Memang bener, banyak yang bilang "Dari bahasamu ketahuan kalau kamu dari Berabai". Lah, emang salah? Hal inilah yang membuat banyak yang kurang percaya diri berbahasa Banjar tulen dan seperti Mas eh Mbak Dhebun.

Ada nilai edukasi bagi saya meski kadang bahasa Dhebun banyak konyolnya. Mbak eh Mas Dhebun kapan-kapan ketemuan ya.

Dhebun: Melestarikan Tawa
Ditengah sumpeknya kota dengan cuaca yang sebentar-bentar berubah membuat semuanya butuh hiburan, misalnya ke mall, gunung, cafe, bioskop, museum dll, tapi semua itu butuh biaya yang lumayan. Lebih-lebih dedek-dedek mahasiswa masih mengandalkan kantong mama-abahnya.

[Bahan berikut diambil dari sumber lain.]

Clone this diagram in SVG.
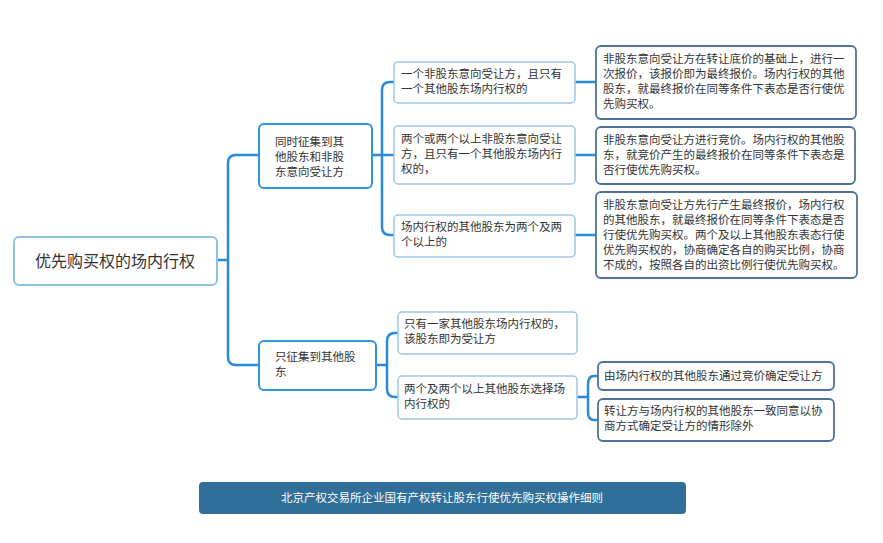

Maka hal yang masuk akal adalah mencari postingan Dhebun, ya meski sedikit menguras kouta tapi gak seberapa dibanding beli Pizza Hut Big Box Plus.

Hadirnya Dhebun ditengah-tengah kita sedikit banyak menghibur kita, apalagi saya sebagai pra-fans dia. Tidak hanya itu, saya selalu tergelitik dengan bahasa-bahasa yang digunakan dia, tema-tema yang dia angkat tiap videonya, dan kelenturan tubuh tembemnya gemulai ketika joget gak jelas.

Adakah Dhebun-Dhebun berikutnya bermunculan? Aku Dhebun, kamu Dhebun, kita semua Dhebun. Dhebun penyelamat bahasa. Bahasa Banjar tercinta. Salam Acil Inang!